Les démocraties n’aiment pas les régimes qui tirent sur leur peuple…
Je n’ai jamais tiré sur mon peuple ! Et vous ne croyez pas que le régime algérien depuis des années combat l’extrémisme islamiste en faisant usage de la force! Et vous ne croyez pas que les Israéliens bombardent Gaza et des victimes civiles à cause des groupes armés qui s’y trouvent? Et en Afghanistan ou en Irak, vous ne savez pas que l’armée américaine fait régulièrement des victimes civiles? Est-ce que l’Otan en Afghanistan ne tire jamais sur des civils? Ici, en Libye, on n’a tiré sur personne. La commission d’enquête le montrera.
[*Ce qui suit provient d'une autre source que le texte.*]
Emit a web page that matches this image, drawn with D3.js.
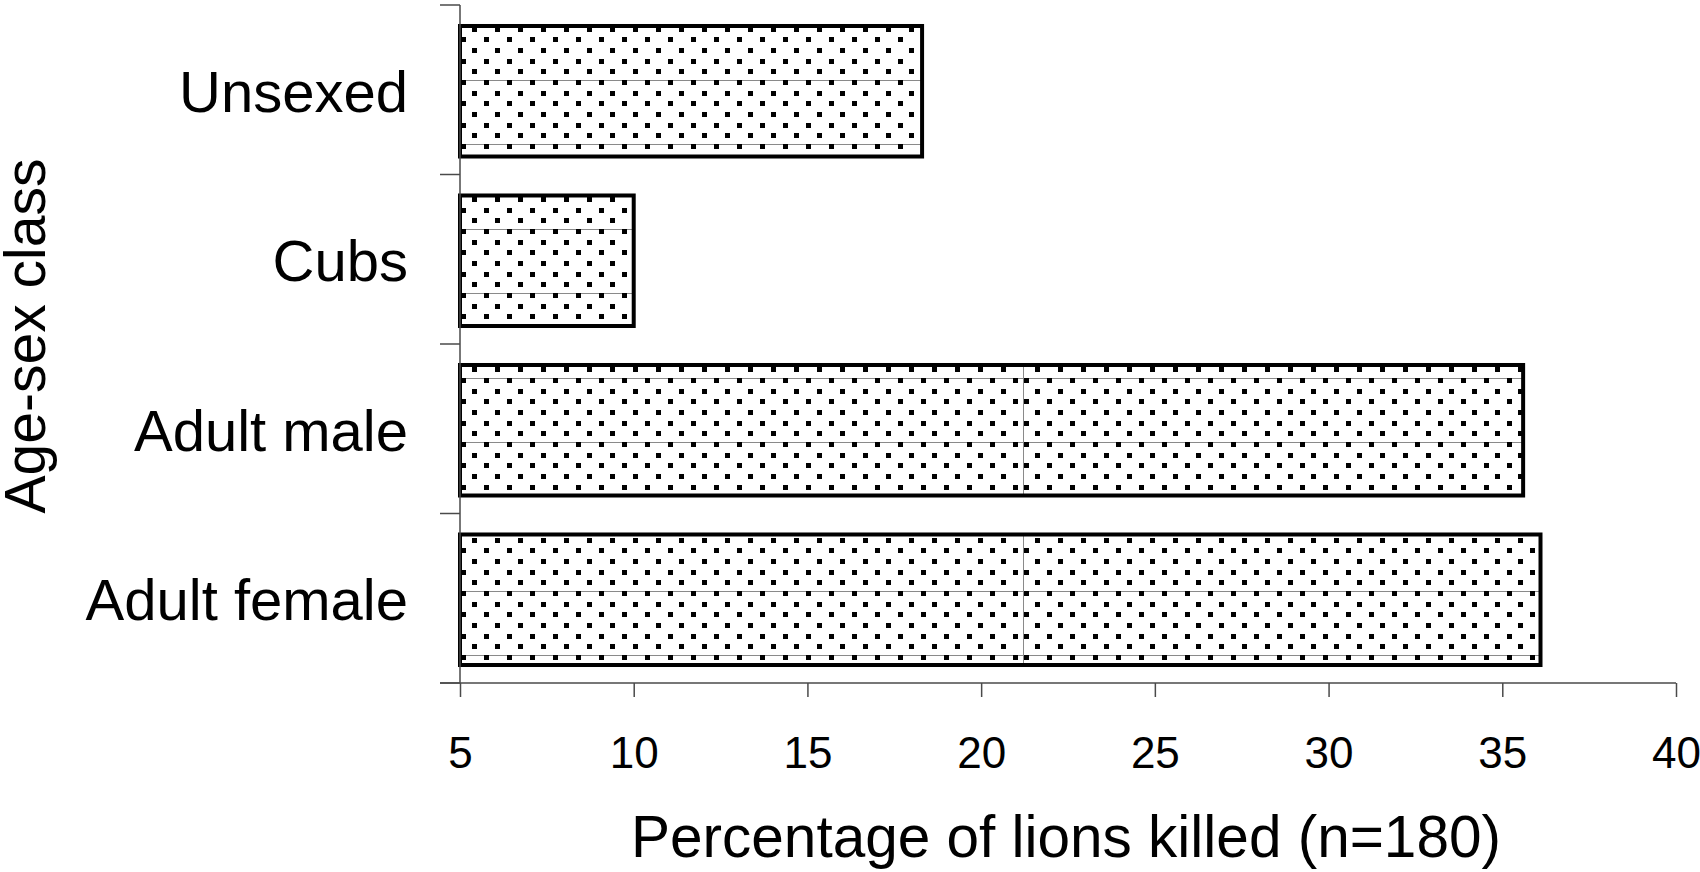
<!DOCTYPE html>
<html>
<head>
<meta charset="utf-8">
<script src="https://cdn.jsdelivr.net/npm/d3@7"></script>
<style>
  html, body { margin: 0; padding: 0; background: #fff; }
  svg { display: block; font-family: "Liberation Sans", Arial, sans-serif; }
</style>
</head>
<body>
<svg id="chart" width="1700" height="872"></svg>
<script>
const classes = ['Unsexed', 'Cubs', 'Adult male', 'Adult female'];
const percentKilled = [18.3, 10.0, 35.6, 36.1];
const xTicks = [5, 10, 15, 20, 25, 30, 35, 40];
const xTitle = 'Percentage of lions killed (n=180)';
const yTitle = 'Age-sex class';

// phase of the fill tiles inside each bar (the source rendered them unevenly)
const tilePhase = [16, 165, 314, 527];

const svg = d3.select('#chart');
const axisColor = '#4a4a4a';

const x = d3.scaleLinear().domain([5, 40]).range([460, 1676]);
const y = d3.scaleBand().domain(classes).range([5, 683])
  .paddingInner(0.23).paddingOuter(0.115);

const rows = classes.map((name, i) => ({ name, value: percentKilled[i], phase: tilePhase[i] }));

// dotted fill, one tile 563 x 64 with faint seam lines like the source
const defs = svg.append('defs');
const tileW = 563, tileH = 64, dx = tileW / 24.5, dy = tileH / 6;

const pats = defs.selectAll('pattern')
  .data(rows)
  .join('pattern')
  .attr('id', (d, i) => `dots-${i}`)
  .attr('patternUnits', 'userSpaceOnUse')
  .attr('width', tileW)
  .attr('height', tileH)
  .attr('patternTransform', d => `translate(${x(5)},${d.phase})`);

pats.append('rect')
  .attr('width', tileW).attr('height', tileH).attr('fill', '#fff');

pats.append('path')
  .attr('d', `M0,0.5H${tileW}M0.5,0V${tileH}`)
  .attr('stroke', '#8a8a8a').attr('stroke-width', 1).attr('fill', 'none');

pats.each(function () {
  const p = d3.select(this);
  d3.range(6).forEach(r => {
    const x0 = r % 2 === 0 ? 1 : 1 + dx / 2;
    d3.range(25).map(k => Math.round(x0 + k * dx)).filter(v => v < tileW - 4).forEach(v => {
      p.append('rect')
        .attr('x', v).attr('y', Math.round(r * dy))
        .attr('width', 5).attr('height', 5)
        .attr('shape-rendering', 'crispEdges')
        .attr('fill', '#000');
    });
  });
});

// bars
svg.append('g')
  .selectAll('rect')
  .data(rows)
  .join('rect')
  .attr('x', x(5))
  .attr('y', d => y(d.name) + 1.5)
  .attr('width', d => x(d.value) - x(5))
  .attr('height', y.bandwidth())
  .attr('fill', (d, i) => `url(#dots-${i})`)
  .attr('stroke', '#000')
  .attr('stroke-width', 4);

// y axis: line plus ticks on band boundaries
const step = y.step();
const bounds = d3.range(classes.length + 1).map(i => y.range()[0] + i * step);
const yAxis = svg.append('g');
yAxis.append('line')
  .attr('x1', x(5)).attr('x2', x(5))
  .attr('y1', bounds[0]).attr('y2', bounds[bounds.length - 1])
  .attr('stroke', axisColor).attr('stroke-width', 1.5);
yAxis.selectAll('.ytick')
  .data(bounds)
  .join('line')
  .attr('class', 'ytick')
  .attr('x1', x(5) - 20).attr('x2', x(5))
  .attr('y1', d => d).attr('y2', d => d)
  .attr('stroke', axisColor).attr('stroke-width', 1.5);

yAxis.selectAll('.ylab')
  .data(classes)
  .join('text')
  .attr('class', 'ylab')
  .attr('x', 408)
  .attr('y', d => y(d) + y.bandwidth() / 2 + 1.5)
  .attr('dy', '0.35em')
  .attr('text-anchor', 'end')
  .attr('font-size', 58)
  .attr('fill', '#000')
  .text(d => d);

// x axis
const xAxis = svg.append('g').attr('transform', `translate(0,${bounds[bounds.length - 1]})`);
xAxis.call(d3.axisBottom(x).tickValues(xTicks).tickSize(14).tickPadding(40).tickFormat(d3.format('d')));
xAxis.select('.domain').remove();
xAxis.append('line')
  .attr('x1', x(5) - 20).attr('x2', x(40))
  .attr('stroke', axisColor).attr('stroke-width', 1.5);
xAxis.selectAll('.tick line').attr('stroke', axisColor).attr('stroke-width', 1.5);
xAxis.selectAll('.tick text')
  .attr('font-size', 44)
  .attr('font-family', '"Liberation Sans", Arial, sans-serif')
  .attr('fill', '#000');

// titles
svg.append('text')
  .attr('x', (x(5) + x(40)) / 2 - 2)
  .attr('y', 857)
  .attr('text-anchor', 'middle')
  .attr('font-size', 58.5)
  .text(xTitle);

svg.append('text')
  .attr('transform', 'translate(45,336) rotate(-90)')
  .attr('text-anchor', 'middle')
  .attr('font-size', 57)
  .text(yTitle);
</script>
</body>
</html>
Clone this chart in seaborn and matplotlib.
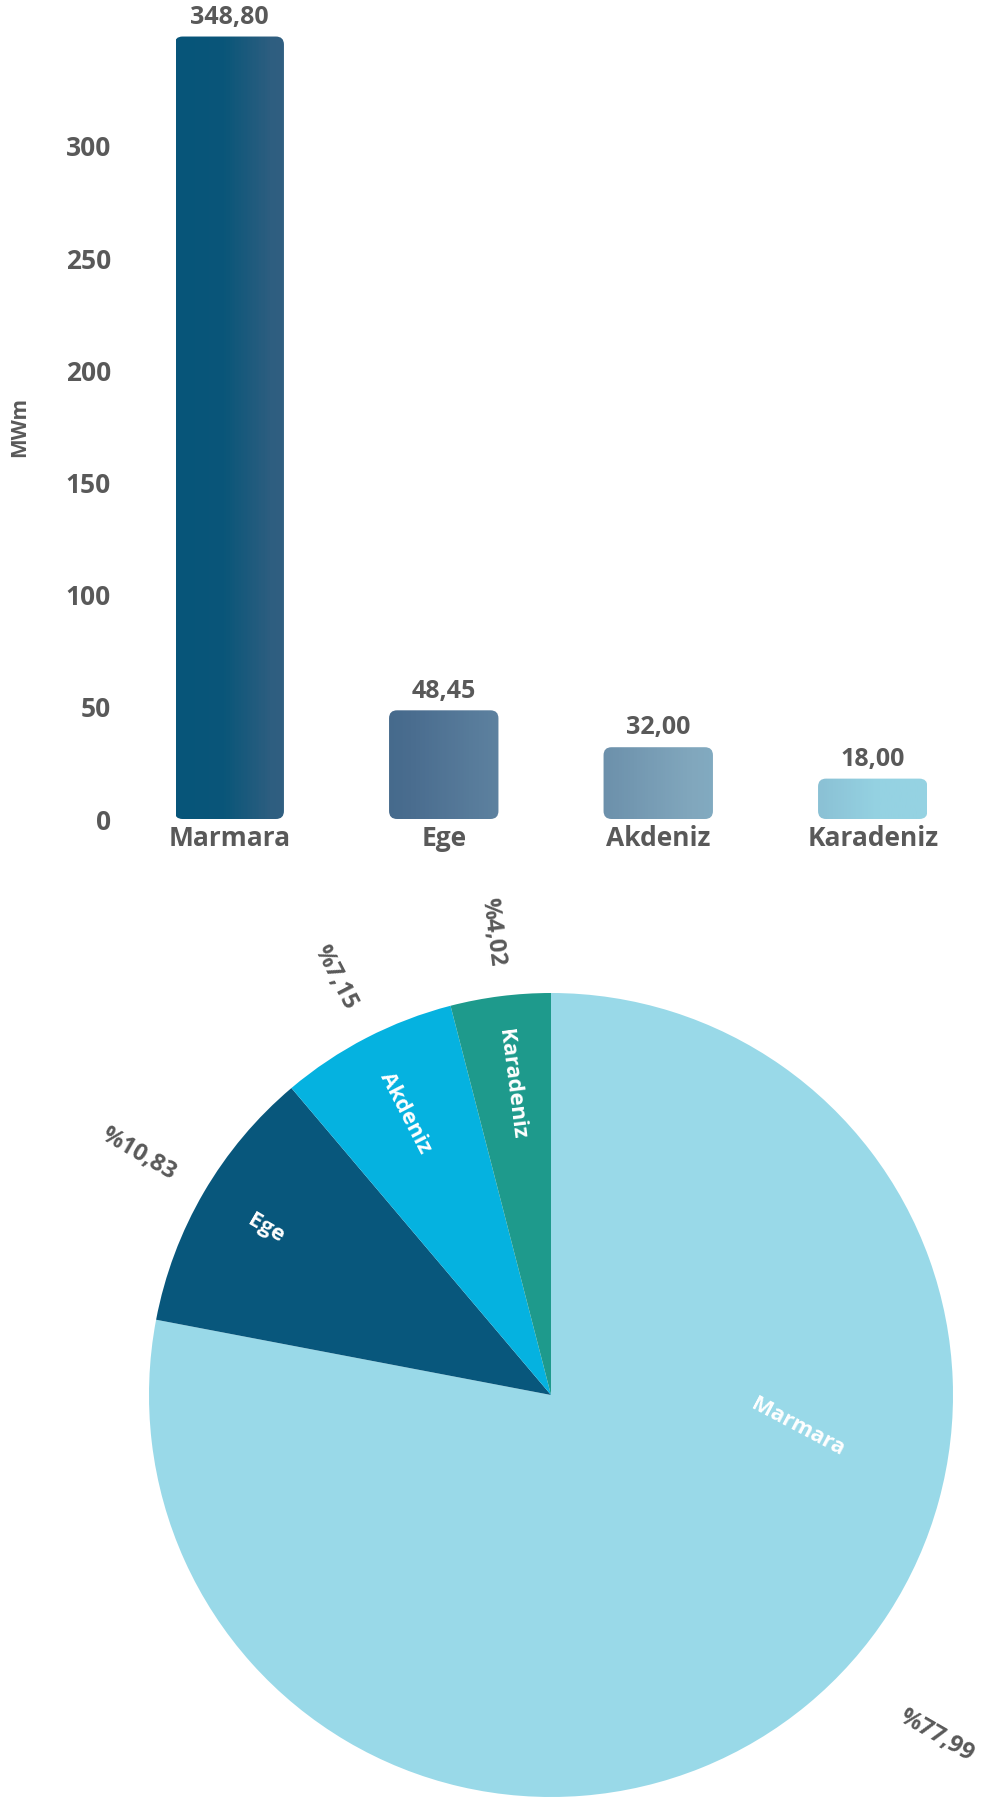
import numpy as np
import pandas as pd
import seaborn as sns
import matplotlib.pyplot as plt
from matplotlib.patches import FancyBboxPatch
from matplotlib.colors import LinearSegmentedColormap

# veriler
regions = ["Marmara", "Ege", "Akdeniz", "Karadeniz"]
capacity = [348.80, 48.45, 32.00, 18.00]
share = [77.99, 10.83, 7.15, 4.02]
yticks = [0, 50, 100, 150, 200, 250, 300]

pie_colors = ["#99D9E8", "#08577C", "#05B2E0", "#1E9A8C"]
grey = "#595959"

sns.set_theme(style="white")
plt.rcParams['font.family'] = ['Open Sans', 'DejaVu Sans']

fig = plt.figure(figsize=(9.86, 17.98), dpi=100)

# --- sütun grafiği ---
ax = fig.add_axes([122 / 986, 979 / 1798, 858 / 986, 807.6 / 1798])
df = pd.DataFrame({"bolge": regions, "mwm": capacity})
sns.barplot(data=df, x="bolge", y="mwm", width=0.51, color="#08577C", ax=ax)
ax.set_xlim(-0.5, 3.5)
ax.set_ylim(0, 360)

# yatay renk geçişi, köşeleri yuvarlatılmış sütunlar
grad = LinearSegmentedColormap.from_list("bar_grad", [
    (0.00, "#07557A"), (0.0625, "#0A5679"), (0.125, "#2E5E80"),
    (0.3125, "#4A6D8F"), (0.4375, "#5F83A1"),
    (0.5625, "#6B8FAA"), (0.6875, "#81A7BD"),
    (0.8125, "#85B7CD"), (0.9375, "#95D2E2"), (1.0, "#95D2E2")])
xs = np.linspace(0, 1, 600).reshape(1, -1)
px_x = 858 / 4.0
px_y = 807.6 / 360
rad = 8 / px_x
for p in list(ax.patches):
    x, w, h = p.get_x(), p.get_width(), p.get_height()
    p.set_visible(False)
    box = FancyBboxPatch((x, 0), w, h,
                         boxstyle=f"round,pad=0,rounding_size={rad}",
                         mutation_aspect=(8 / px_y) / rad,
                         facecolor="none", edgecolor="none")
    ax.add_patch(box)
    im = ax.imshow(xs, cmap=grad, aspect="auto", extent=(-0.25, 3.25, 0, 360),
                   zorder=2)
    im.set_clip_path(box)
    ax.text(x + w / 2, h + 3, f"{h:.2f}".replace(".", ","), ha="center",
            va="bottom", fontsize=18, fontweight="bold", color=grey)

ax.set_yticks(yticks)
ax.set_xlabel("")
ax.set_ylabel("MWm", fontsize=15, fontweight="bold", color=grey)
ax.yaxis.set_label_coords(-0.107, 0.485)
ax.tick_params(axis="y", labelsize=19, colors=grey, length=0, pad=8)
ax.tick_params(axis="x", labelsize=19, colors=grey, length=0, pad=4)
for lab in ax.get_xticklabels() + ax.get_yticklabels():
    lab.set_fontweight("bold")
sns.despine(ax=ax, left=True, bottom=True)

# --- pasta grafiği ---
ax2 = fig.add_axes([149 / 986, 1 / 1798, 804 / 986, 804 / 1798])
wedges, _ = ax2.pie(share, colors=pie_colors, startangle=90, counterclock=False,
                    wedgeprops=dict(linewidth=0))
ax2.set_xlim(-1, 1)
ax2.set_ylim(-1, 1)

# etiket ayarları: iç etiket (açı, yarıçap, dönüş), dış etiket (açı, yarıçap, dönüş)
inner = {"Marmara": (-7.5, 0.62, -28), "Ege": (None, 0.82, None),
         "Akdeniz": (None, 0.79, None), "Karadeniz": (None, 0.78, None)}
outer = {"Marmara": (-41.5, 1.28, -30), "Ege": (None, 1.19, None),
         "Akdeniz": (None, 1.17, None), "Karadeniz": (None, 1.16, None)}

for wdg, name, pct in zip(wedges, regions, share):
    mid = (wdg.theta1 + wdg.theta2) / 2
    a, r, rot = inner[name]
    a = mid if a is None else a
    rot = (a - 180) if rot is None else rot
    t = np.deg2rad(a)
    ax2.text(r * np.cos(t), r * np.sin(t), name, rotation=rot, ha="center",
             va="center", rotation_mode="anchor", fontsize=16,
             fontweight="bold", color="white")
    a, r, rot = outer[name]
    a = mid if a is None else a
    rot = (a - 180) if rot is None else rot
    t = np.deg2rad(a)
    ax2.text(r * np.cos(t), r * np.sin(t), f"%{pct:.2f}".replace(".", ","),
             rotation=rot, ha="center", va="center", rotation_mode="anchor",
             fontsize=17, fontweight="bold", color=grey)

fig.savefig("out.png", dpi=100)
La moitié des morts sont des policiers et des soldats, l’autre moitié est composée d’attaquants… Je mets la communauté internationale au défi de venir prouver le contraire.
Quel délai vous donnez-vous pour une sortie de crise ?
Cela dépend du peuple libyen. Jusqu’où est-il prêt à accepter tout cela?
Les Américains menacent de bloquer vos avoirs bancaires…
Mes avoirs à moi?
Oui, à vous et à votre famille…
Je mets tout le monde au défi de prouver que j’ai un seul dinar à moi! Ce blocage des avoirs, c’est une piraterie de plus imposée sur l’argent de l’État libyen. Ils veulent voler de l’argent à l’État libyen et ils mentent en disant que c’est l’argent du Guide! Là aussi, qu’il y ait une enquête pour montrer à qui appartient cet argent. Moi, je suis tranquille. Je n’ai que cette tente.